Developments that have soured business relations between the two countries include the haircut on deposits and the directive on shell companies which is believed to have been a strong demand by Americans.

The last straw was probably the revocation of Cypriot passports from  controversial Russian investors.

On the other hand, Moscow-based business people to be affected the most are sending reassuring messages to services professionals in Nicosia.

There is the 2013 precedent, afterall, when everyone in Nicosia was worried that the island’s collapse of the banking system and consequent haircut on deposits would have led to an exodus of Russian companies – something that never happened.

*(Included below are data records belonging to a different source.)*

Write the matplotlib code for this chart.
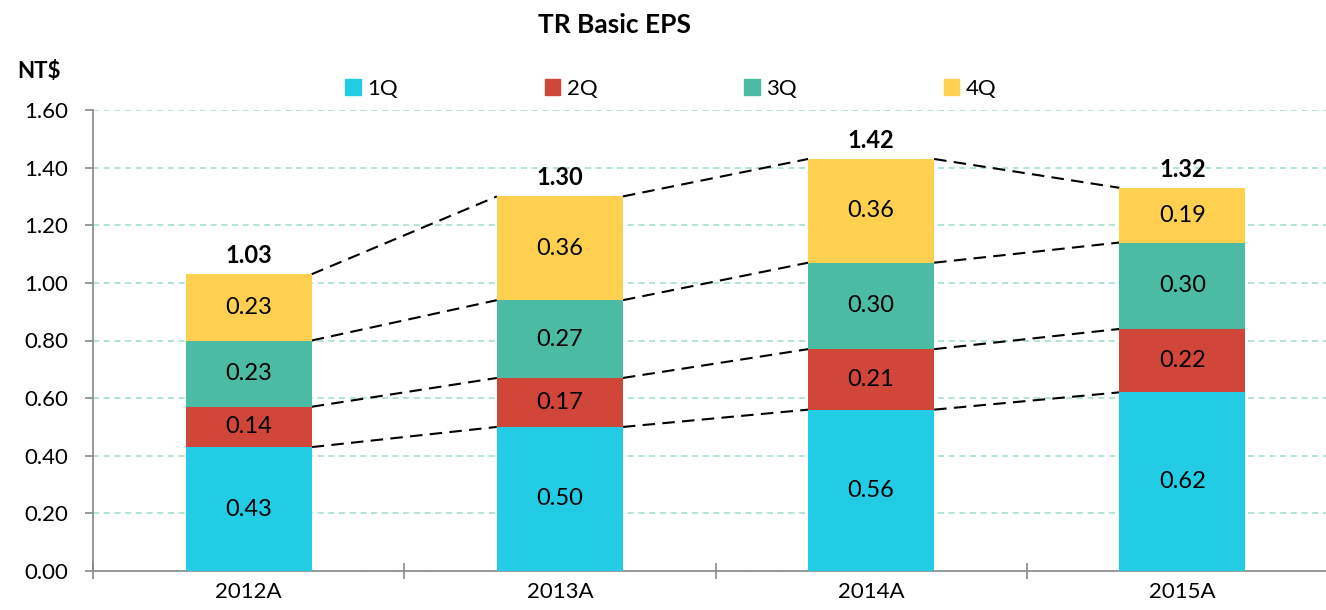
import matplotlib.pyplot as plt
import numpy as np
from matplotlib.patches import Patch

years = ["2012A", "2013A", "2014A", "2015A"]
quarters = ["1Q", "2Q", "3Q", "4Q"]
q1 = [0.43, 0.50, 0.56, 0.62]
q2 = [0.14, 0.17, 0.21, 0.22]
q3 = [0.23, 0.27, 0.30, 0.30]
q4 = [0.23, 0.36, 0.36, 0.19]
totals = [1.03, 1.30, 1.42, 1.32]
colors = ["#22CCE5", "#D04739", "#4BBBA3", "#FFD050"]


def main():
    plt.rcParams['font.family'] = ['Lato', 'DejaVu Sans']
    fig = plt.figure(figsize=(13.26, 6.10), dpi=100)
    ax = fig.add_axes([93 / 1326, 1 - 571 / 610, (1338 - 93) / 1326, (571 - 110) / 610])

    x = np.arange(len(years))
    width = 0.405
    series = [q1, q2, q3, q4]
    bottom = np.zeros(len(years))
    tops = []
    for vals, col in zip(series, colors):
        vals = np.array(vals)
        ax.bar(x, vals, width, bottom=bottom, color=col, zorder=3)
        for xi, b, v in zip(x, bottom, vals):
            ax.text(xi, b + v / 2, f"{v:.2f}", ha='center', va='center',
                    fontsize=17, zorder=4)
        bottom = bottom + vals
        tops.append(bottom.copy())

    # dashed connectors between bar tops
    for level in tops:
        for i in range(len(years) - 1):
            ax.plot([x[i] + width / 2, x[i + 1] - width / 2],
                    [level[i], level[i + 1]], color='black', ls=(0, (6, 3.5)),
                    lw=1.5, zorder=2)

    for xi, b, t in zip(x, bottom, totals):
        ax.text(xi, b + 0.025, f"{t:.2f}", ha='center', va='bottom',
                fontsize=17, fontweight='bold', zorder=4)

    ax.set_xlim(-0.5, len(years) - 0.5)
    ax.set_ylim(0, 1.6)
    ax.set_yticks(np.arange(0, 1.61, 0.2))
    ax.set_yticklabels([f"{v:.2f}" for v in np.arange(0, 1.61, 0.2)], fontsize=16)
    ax.set_xticks(x)
    ax.set_xticklabels(years, fontsize=16)
    ax.set_xticks(np.arange(-0.5, len(years), 1), minor=True)
    ax.tick_params(axis='x', which='major', length=0, pad=8)
    ax.tick_params(axis='x', which='minor', direction='inout', length=12,
                   color='#888888', width=1.2)
    ax.tick_params(axis='y', direction='out', length=6, color='#888888',
                   width=1.2, pad=12)
    ax.yaxis.grid(True, color='#9EDCCB', ls=(0, (4, 3)), lw=1.1, zorder=0)
    for s in ['top', 'right']:
        ax.spines[s].set_visible(False)
    for s in ['left', 'bottom']:
        ax.spines[s].set_color('#888888')
        ax.spines[s].set_linewidth(1.2)

    handles = [Patch(color=c, label=q) for c, q in zip(colors, quarters)]
    fig.legend(handles=handles, loc='center', bbox_to_anchor=(0.506, 1 - 89 / 610),
               ncol=4, frameon=False, fontsize=16, handlelength=0.7,
               handleheight=0.7, handletextpad=0.3, columnspacing=6.6)

    fig.text(614 / 1326, 1 - 25 / 610, "TR Basic EPS", ha='center', va='center',
             fontsize=19, fontweight='bold')
    fig.text(17 / 1326, 1 - 72 / 610, "NT$", ha='left', va='center',
             fontsize=16, fontweight='bold')

    fig.savefig("out.png", dpi=100)


if __name__ == "__main__":
    main()
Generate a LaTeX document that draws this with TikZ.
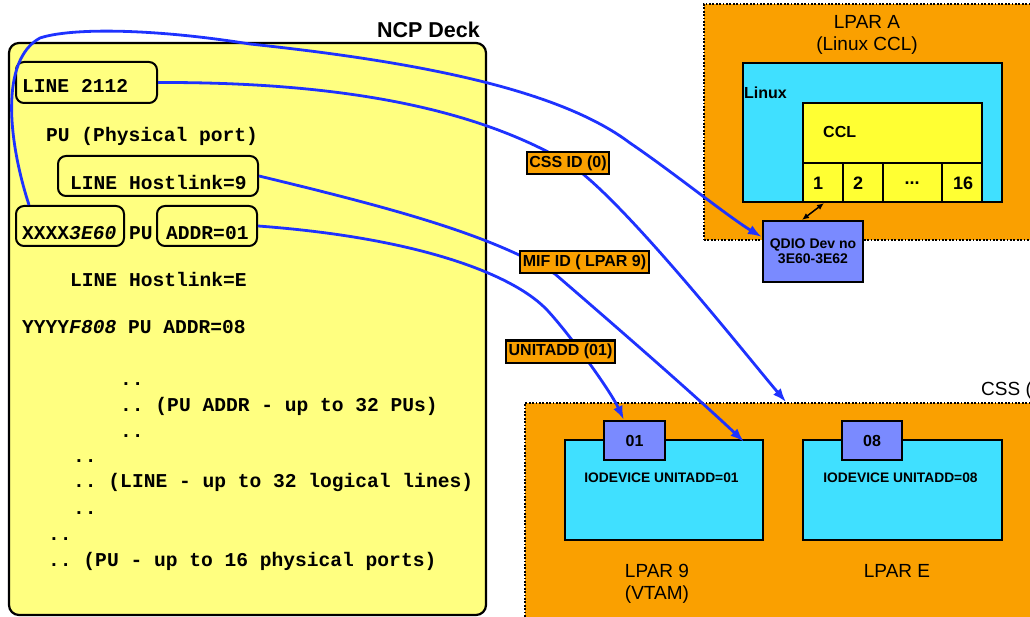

Despite the blow, Russian business people had said it was in their interests to stay in Cyprus and not to relocate or repatriate their companies back to Russia. Nonetheless, several companies left Cyprus over the recent past years, but those which did stay have set up concrete infrastructure.

Next steps on hold

Ministry of Finance technocrats and private sector professionals specializing in international tax on Thursday held a teleconference to review recent developments and assess the state of play.

Substantially, no action is expected to take place before the real reasons behind Russia’s move are clarified. Whether there is room for negotiation or not will become clear if and when Moscow asks other countries to renegotiate treaties.

In his letter to the Cypriot authorities, Russian Deputy Finance Minister Alexey Sazanov said Nicosia should respond with either accepting the changes or not by June 15.

And that should the proposed changes be rejected, then Moscow would put in effect the Vienna Treaty and unilaterally cancel the tax agreement.